When Your Dream Job Doesn't Pick You Back

Posted with permission from a client.
She came to me as a referral from a trusted colleague three months after it happened.
This wasn’t our first coaching engagement together. I’d known her for years. I had enjoyed witnessing her rise — it was a steady, thoughtful, and intentional growth. She was that kind of leader everyone trusts in a storm. Smart, calm, kind, sharp as hell. She carried people. She earned respect. And for a decade, everyone had quietly assumed: she's on the partner track.
She assumed it, too.
So when the firm told her she wasn’t being put forward for partnership — not this year, not next year, not at all — she felt like the ground gave way under her feet.
“I don’t understand,” she said to me in that first session back. “I did everything they asked. Every review. Every assignment. I even took on the mentorship program they started, even though I didn’t have time. I’ve been acting like a partner for years.”
She was heartbroken. Not just disappointed — gutted. And here’s what made it worse: they didn’t give her any real reason. Just a lot of vague language about “firm direction” and “leadership fit.” Nothing she could fix. Nothing she could argue. Just a door, quietly closing.
If you’ve ever built your career toward something and been told it’s no longer for you, then you already know: it’s not just a professional loss. It’s personal. It feels like rejection and betrayal. It can shake your whole sense of who you are and what you’ve been working for.
There’s a special kind of grief that comes with realizing a place you've given your best years to… doesn't see a future for you.
And let’s be honest — people don’t talk about this part enough. The truth is, the corporate world is full of high performers who have been quietly cut off from the path they were promised. No scandal. No drama. Just a moment that feels like the end of the line.
In our sessions, she didn’t need pep talks. She needed space to feel all of it. To let the heartbreak run its course. To stop pretending it didn’t matter.

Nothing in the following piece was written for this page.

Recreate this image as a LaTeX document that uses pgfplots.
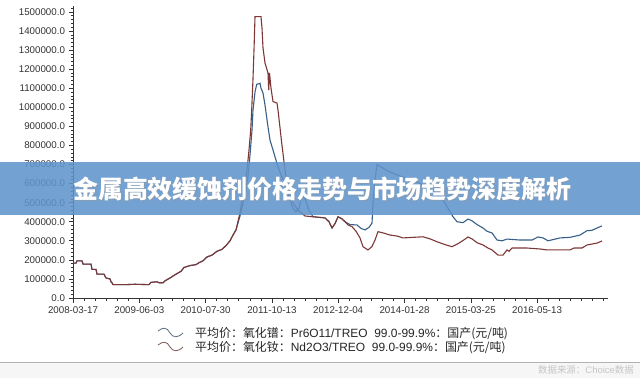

What I saw — and what I reflected back to her — was that the work she had done over the last ten years wasn’t wasted. She had grown real power. The kind that’s not tied to any one firm. She had influence, reputation, judgment, vision. She had mentored younger lawyers, guided clients through crises, and been the leader people leaned on when it counted.
The firm’s decision? That was their blind spot. Not hers.
Eventually, I asked her a simple question:
“If the firm had promoted you, what would you have done next?”
She said, “I would have kept doing what I’m already doing. Just with more pay and more say.”
Then I asked her:
“If you were picking what’s next — if there were no promises to wait for, no doors to beg to be let into — what would you want to build?”
And that’s when things started to shift.
We stopped looking backward. We started dreaming forward.
It didn’t happen overnight, but in the weeks that followed, she began to see what she hadn’t been able to before. That she was ready to lead — not just within someone else’s institution, but in a space of her own.
She started getting curious. Started talking to people outside the firm. Started imagining a role that could be shaped around her values, not just her résumé. Eventually, she was recruited by a smaller, values-aligned firm who saw her not just as a solid hire — but as someone with vision.
They made her a partner within six months.
Now, I’m not telling this story just to offer a silver lining. The point isn’t “you’ll land somewhere better.” (Though you might.) The point is:
You are far from done. The work you put in means someting elsewhere... if you look.
The firm doesn't get the final say on your worth. The title doesn’t validate your journey. And being told “no” at the moment you were expecting a “yes” doesn’t mean you failed. It means something changed — and now you get to decide what you’ll do with that change.
So if you’re here, if you’ve been told it's not happening after years of building and waiting and becoming the person who was ready — I just want to say: your heartbreak is real. Let it be. But also… you still have power. You still have options. You still have more road ahead.
Sometimes the dream job doesn’t pick you back.
But that doesn’t mean the best part of your career is behind you.